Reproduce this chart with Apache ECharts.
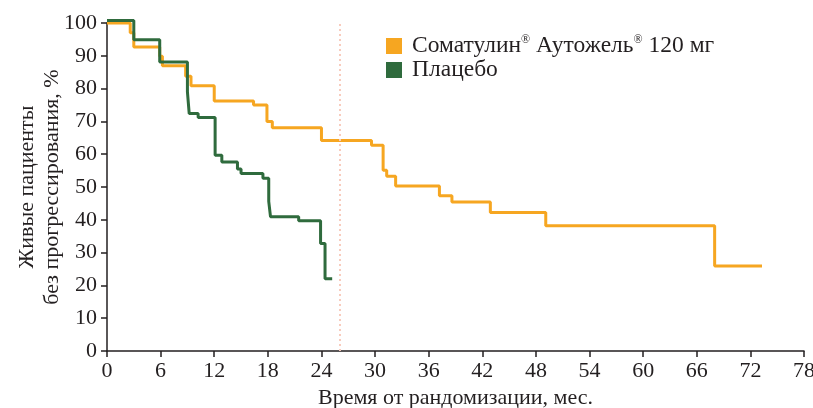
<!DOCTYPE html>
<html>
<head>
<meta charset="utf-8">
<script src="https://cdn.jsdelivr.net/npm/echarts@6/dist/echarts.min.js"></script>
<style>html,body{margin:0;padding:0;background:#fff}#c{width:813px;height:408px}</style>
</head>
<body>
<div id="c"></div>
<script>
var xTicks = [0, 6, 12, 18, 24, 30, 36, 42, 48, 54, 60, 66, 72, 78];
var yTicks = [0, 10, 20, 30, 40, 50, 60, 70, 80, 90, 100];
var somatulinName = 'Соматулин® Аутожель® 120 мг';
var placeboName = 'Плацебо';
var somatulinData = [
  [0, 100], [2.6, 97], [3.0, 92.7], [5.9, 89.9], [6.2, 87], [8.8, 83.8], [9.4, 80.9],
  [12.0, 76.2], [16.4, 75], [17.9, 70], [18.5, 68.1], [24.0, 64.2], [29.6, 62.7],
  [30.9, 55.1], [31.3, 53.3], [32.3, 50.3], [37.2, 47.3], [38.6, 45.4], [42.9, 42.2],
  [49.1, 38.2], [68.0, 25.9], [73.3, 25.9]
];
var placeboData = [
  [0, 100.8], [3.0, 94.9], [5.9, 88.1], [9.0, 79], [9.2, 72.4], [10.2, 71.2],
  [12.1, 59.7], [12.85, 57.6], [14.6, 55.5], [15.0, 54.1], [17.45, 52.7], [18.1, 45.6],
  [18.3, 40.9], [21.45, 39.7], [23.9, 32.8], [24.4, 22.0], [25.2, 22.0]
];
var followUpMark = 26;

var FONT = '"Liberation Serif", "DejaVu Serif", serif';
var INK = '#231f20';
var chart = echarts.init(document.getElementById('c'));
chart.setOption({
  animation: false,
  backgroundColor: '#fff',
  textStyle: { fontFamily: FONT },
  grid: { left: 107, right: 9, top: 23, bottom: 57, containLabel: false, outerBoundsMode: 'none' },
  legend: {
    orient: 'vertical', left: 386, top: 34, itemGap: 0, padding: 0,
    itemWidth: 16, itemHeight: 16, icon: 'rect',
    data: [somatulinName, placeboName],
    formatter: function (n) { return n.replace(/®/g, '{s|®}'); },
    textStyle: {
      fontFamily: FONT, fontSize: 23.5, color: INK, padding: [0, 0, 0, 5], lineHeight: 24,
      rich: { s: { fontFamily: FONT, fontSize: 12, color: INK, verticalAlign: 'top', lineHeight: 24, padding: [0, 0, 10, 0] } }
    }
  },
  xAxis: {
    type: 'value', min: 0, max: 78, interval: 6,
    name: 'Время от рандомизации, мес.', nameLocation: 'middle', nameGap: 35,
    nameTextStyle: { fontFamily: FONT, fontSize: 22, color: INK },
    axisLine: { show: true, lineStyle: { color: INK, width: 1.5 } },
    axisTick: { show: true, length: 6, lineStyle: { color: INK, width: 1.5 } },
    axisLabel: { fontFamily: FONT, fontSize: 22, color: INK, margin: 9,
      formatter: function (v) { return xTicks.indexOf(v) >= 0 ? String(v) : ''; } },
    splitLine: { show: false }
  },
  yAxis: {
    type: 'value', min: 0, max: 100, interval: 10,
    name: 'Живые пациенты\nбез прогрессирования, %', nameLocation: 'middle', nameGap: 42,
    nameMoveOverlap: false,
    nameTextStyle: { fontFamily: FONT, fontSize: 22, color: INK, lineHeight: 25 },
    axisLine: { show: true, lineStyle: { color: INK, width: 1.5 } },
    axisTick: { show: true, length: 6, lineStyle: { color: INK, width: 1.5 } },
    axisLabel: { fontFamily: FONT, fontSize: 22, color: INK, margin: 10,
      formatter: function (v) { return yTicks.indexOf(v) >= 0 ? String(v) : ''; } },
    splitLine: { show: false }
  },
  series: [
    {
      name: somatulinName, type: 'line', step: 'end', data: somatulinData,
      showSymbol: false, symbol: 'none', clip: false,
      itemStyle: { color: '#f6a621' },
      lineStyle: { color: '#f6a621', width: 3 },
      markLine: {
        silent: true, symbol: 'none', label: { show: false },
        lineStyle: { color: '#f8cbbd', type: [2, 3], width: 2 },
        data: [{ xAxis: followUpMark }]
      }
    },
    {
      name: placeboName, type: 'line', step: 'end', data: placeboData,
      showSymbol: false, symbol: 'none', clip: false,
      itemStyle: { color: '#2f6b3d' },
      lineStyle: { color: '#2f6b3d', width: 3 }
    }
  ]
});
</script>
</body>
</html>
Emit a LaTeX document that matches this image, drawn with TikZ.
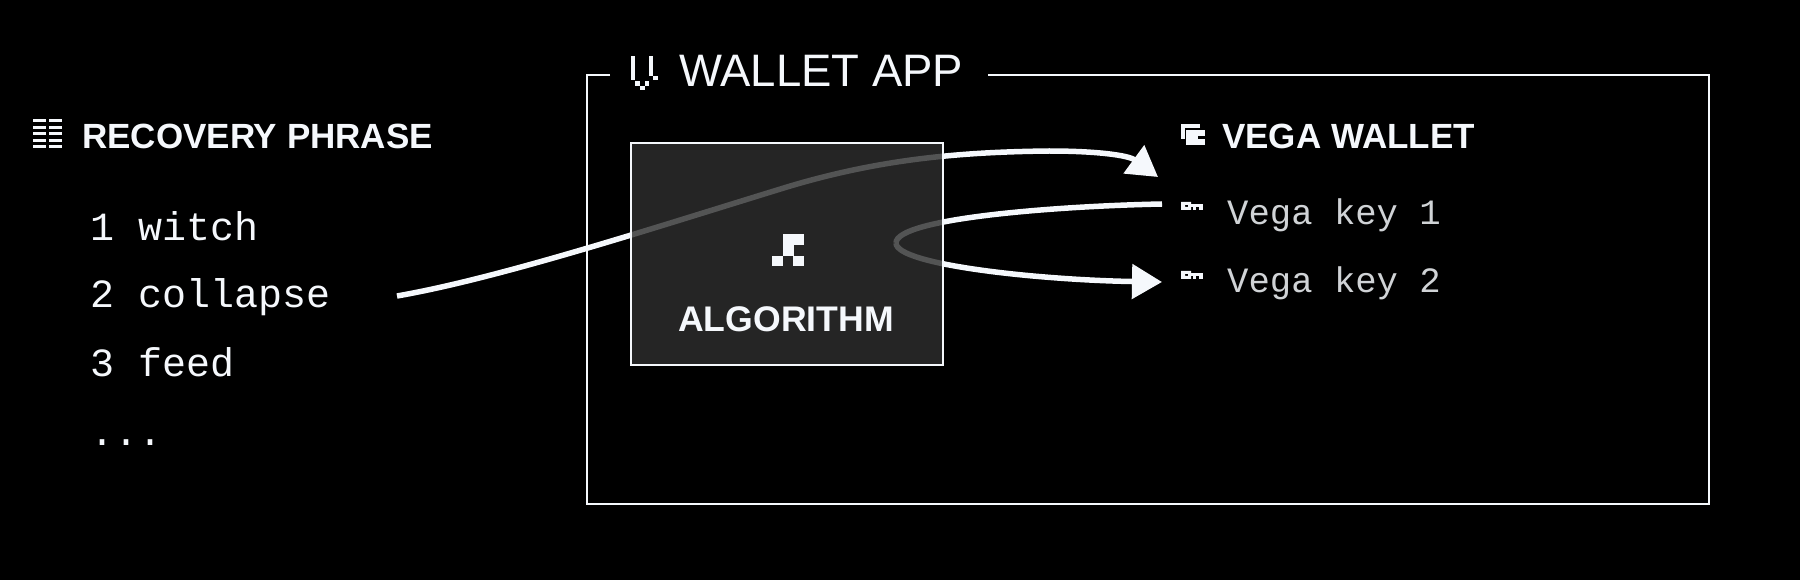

-.-.-

**AIM OF THE TASK:** Without the pictures, write out the lines from the beginning of the entries through the line with "var followUpMark = 26;".

**FINAL ANSWER:**
Reproduce this chart with Apache ECharts.
<!DOCTYPE html>
<html>
<head>
<meta charset="utf-8">
<script src="https://cdn.jsdelivr.net/npm/echarts@6/dist/echarts.min.js"></script>
<style>html,body{margin:0;padding:0;background:#fff}#c{width:813px;height:408px}</style>
</head>
<body>
<div id="c"></div>
<script>
var xTicks = [0, 6, 12, 18, 24, 30, 36, 42, 48, 54, 60, 66, 72, 78];
var yTicks = [0, 10, 20, 30, 40, 50, 60, 70, 80, 90, 100];
var somatulinName = 'Соматулин® Аутожель® 120 мг';
var placeboName = 'Плацебо';
var somatulinData = [
  [0, 100], [2.6, 97], [3.0, 92.7], [5.9, 89.9], [6.2, 87], [8.8, 83.8], [9.4, 80.9],
  [12.0, 76.2], [16.4, 75], [17.9, 70], [18.5, 68.1], [24.0, 64.2], [29.6, 62.7],
  [30.9, 55.1], [31.3, 53.3], [32.3, 50.3], [37.2, 47.3], [38.6, 45.4], [42.9, 42.2],
  [49.1, 38.2], [68.0, 25.9], [73.3, 25.9]
];
var placeboData = [
  [0, 100.8], [3.0, 94.9], [5.9, 88.1], [9.0, 79], [9.2, 72.4], [10.2, 71.2],
  [12.1, 59.7], [12.85, 57.6], [14.6, 55.5], [15.0, 54.1], [17.45, 52.7], [18.1, 45.6],
  [18.3, 40.9], [21.45, 39.7], [23.9, 32.8], [24.4, 22.0], [25.2, 22.0]
];
var followUpMark = 26;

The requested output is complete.